There are many Git issues opened on the Terraform repo about this issue, with lots of interesting comments, but as of now I still see no solution to this issue.
Terraform stores plain text values, including passwords, in tfstate files.
Most users are required to store them remotely so the team can work concurrently on the same infrastructure with most of them storing the state files in S3.
So how do you hide your passwords?
Is there anyone here using Terraform for production? Do you keep you passwords in plain text?

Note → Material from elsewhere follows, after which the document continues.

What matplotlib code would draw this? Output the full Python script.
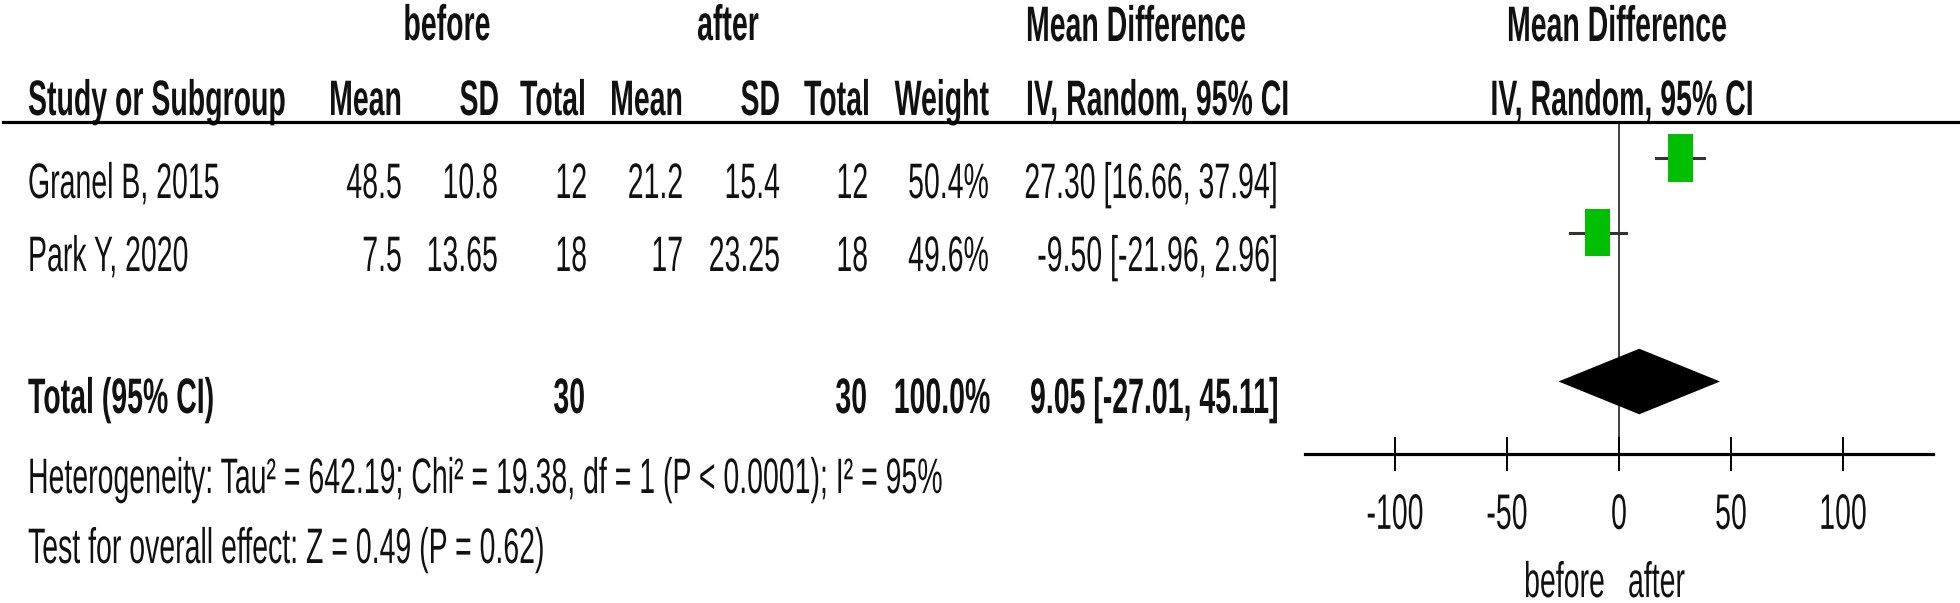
import matplotlib
matplotlib.use("Agg")
import matplotlib.pyplot as plt
from matplotlib.patches import Rectangle, Polygon
from matplotlib.lines import Line2D
from matplotlib.patheffects import AbstractPathEffect
from matplotlib.transforms import Affine2D

plt.rcParams['font.family'] = ['Liberation Sans', 'DejaVu Sans']
plt.rcParams['axes.unicode_minus'] = False

# data
studies = ['Granel B, 2015', 'Park Y, 2020']
before_mean = [48.5, 7.5]
before_sd = [10.8, 13.65]
before_n = [12, 18]
after_mean = [21.2, 17]
after_sd = [15.4, 23.25]
after_n = [12, 18]
weights = [50.4, 49.6]
md = [27.30, -9.50]
ci_lo = [16.66, -21.96]
ci_hi = [37.94, 2.96]
total_md, total_lo, total_hi = 9.05, -27.01, 45.11
total_before, total_after, total_weight = 30, 30, 100.0
x_ticks = [-100, -50, 0, 50, 100]
het_text = 'Heterogeneity: Tau² = 642.19; Chi² = 19.38, df = 1 (P < 0.0001); I² = 95%'
test_text = 'Test for overall effect: Z = 0.49 (P = 0.62)'

W, H = 1960, 603
FS = 20.5        # pt
SY = 1.75        # the source image is stretched vertically
TXT = '#111111'


class VStretch(AbstractPathEffect):
    """draw the glyphs taller, keeping the baseline in place"""
    def __init__(self, sy):
        super().__init__()
        self._sy = sy

    def draw_path(self, renderer, gc, tpath, affine, rgbFace=None):
        renderer.draw_path(gc, tpath, Affine2D().scale(1, self._sy) + affine, rgbFace)


fig = plt.figure(figsize=(W / 100, H / 100), dpi=100)

# text layer in pixel coordinates (y from top)
tax = fig.add_axes([0, 0, 1, 1])
tax.set_xlim(0, W)
tax.set_ylim(H, 0)
tax.axis('off')


def put(x, y, s, ha='left', bold=False):
    tax.text(x, y, s, ha=ha, va='baseline', fontsize=FS, color=TXT,
             fontweight='bold' if bold else 'normal',
             path_effects=[VStretch(SY)])


def fmt(v):
    return f"{v:g}"


# header rows
put(447, 40, 'before', 'center', True)
put(728, 40, 'after', 'center', True)
put(1026, 41, 'Mean Difference', 'left', True)
put(1617, 41, 'Mean Difference', 'center', True)

hdr_y = 115
put(28, hdr_y, 'Study or Subgroup', 'left', True)
for x, s in [(402, 'Mean'), (499, 'SD'), (586, 'Total'),
             (683, 'Mean'), (780, 'SD'), (870, 'Total'), (989, 'Weight')]:
    put(x, hdr_y, s, 'right', True)
put(1026, hdr_y, 'IV, Random, 95% CI', 'left', True)
put(1622, hdr_y, 'IV, Random, 95% CI', 'center', True)

# header rule
fig.add_artist(Line2D([3 / W, 1958 / W], [1 - 121.5 / H, 1 - 121.5 / H],
                      color='black', lw=2.3))

# study rows
row_base = [198, 271]
for i, name in enumerate(studies):
    y = row_base[i]
    put(28, y, name)
    put(402, y, fmt(before_mean[i]), 'right')
    put(498, y, fmt(before_sd[i]), 'right')
    put(587, y, str(before_n[i]), 'right')
    put(683, y, fmt(after_mean[i]), 'right')
    put(780, y, fmt(after_sd[i]), 'right')
    put(868, y, str(after_n[i]), 'right')
    put(989, y, f"{weights[i]:.1f}%", 'right')
    put(1278, y, f"{md[i]:.2f} [{ci_lo[i]:.2f}, {ci_hi[i]:.2f}]", 'right')

# total row
put(28, 413, 'Total (95% CI)', 'left', True)
put(585, 413, str(total_before), 'right', True)
put(867, 413, str(total_after), 'right', True)
put(990, 413, f"{total_weight:.1f}%", 'right', True)
put(1278, 413, f"{total_md:.2f} [{total_lo:.2f}, {total_hi:.2f}]", 'right', True)

put(28, 493, het_text)
put(28, 563, test_text)

# forest plot axes
zero_px, px_per_unit = 1619, 2.24
xmin, xmax = -140, 140
left_px = zero_px + xmin * px_per_unit
width_px = (xmax - xmin) * px_per_unit
top_px, bot_px = 121.5, 454
ax = fig.add_axes([left_px / W, 1 - bot_px / H, width_px / W, (bot_px - top_px) / H])
ax.patch.set_alpha(0)
ax.set_xlim(xmin, xmax)
row_px = 74.5
first_px = 158
ax.set_ylim((bot_px - first_px) / row_px, (top_px - first_px) / row_px)

for s in ['top', 'left', 'right']:
    ax.spines[s].set_visible(False)
ax.spines['bottom'].set_linewidth(2.3)
ax.set_yticks([])
ax.set_xticks(x_ticks)
ax.set_xticklabels([str(t) for t in x_ticks])
ax.tick_params(axis='x', direction='inout', length=25, width=1.4,
               labelsize=FS, pad=27, colors='black', labelcolor=TXT)
for lab in ax.get_xticklabels():
    lab.set_path_effects([VStretch(SY)])

ax.axvline(0, color='#222222', lw=1.2, zorder=1)

box_w, box_h = 11.2, 0.645
for i in range(len(studies)):
    ax.plot([ci_lo[i], ci_hi[i]], [i, i], color='#333333', lw=2.2, zorder=2)
    scale = (weights[i] / max(weights)) ** 0.5
    bw, bh = box_w * scale, box_h * scale
    ax.add_patch(Rectangle((md[i] - bw / 2, i - bh / 2), bw, bh,
                           facecolor='#00BF00', edgecolor='none', zorder=3))

total_row = 3
dh = 0.44
ax.add_patch(Polygon([(total_lo, total_row), (total_md, total_row - dh),
                      (total_hi, total_row), (total_md, total_row + dh)],
                     closed=True, facecolor='black', edgecolor='none', zorder=3))

put(1605, 597, 'before', 'right')
put(1628, 597, 'after', 'left')

fig.savefig('out.png', dpi=100)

Do you have a special workflow to remove or hide them? What happens when you run a terraform apply
then?
I've considered the following options:
- store them in Consul - I don't use Consul
- remove them from the state file - this requires another process to be executed each time and I don't know how Terraform will handle the resource with an empty/unreadable/not working password
- store a default password that is then changed (so Terraform will have a not working password in the tfstate file) - same as above
- use the Vault resource - sounds it's not a complete workflow yet
- store them in Git with git-repo-crypt - Git is not an option either
- globally encrypt the S3 bucket - this will not prevent people from seeing plain text passwords if they have access to AWS as a "manager" level but it seems to be the best option so far
From my point of view, this is what I would like to see:
- state file does not include passwords
- state file is encrypted
- passwords in the state file are "pointers" to other resources, like "vault:backend-type:/path/to/password"
- each Terraform run would gather the needed passwords from the specified provider
This is just a wish.
But to get back to the question - how do you use Terraform in production?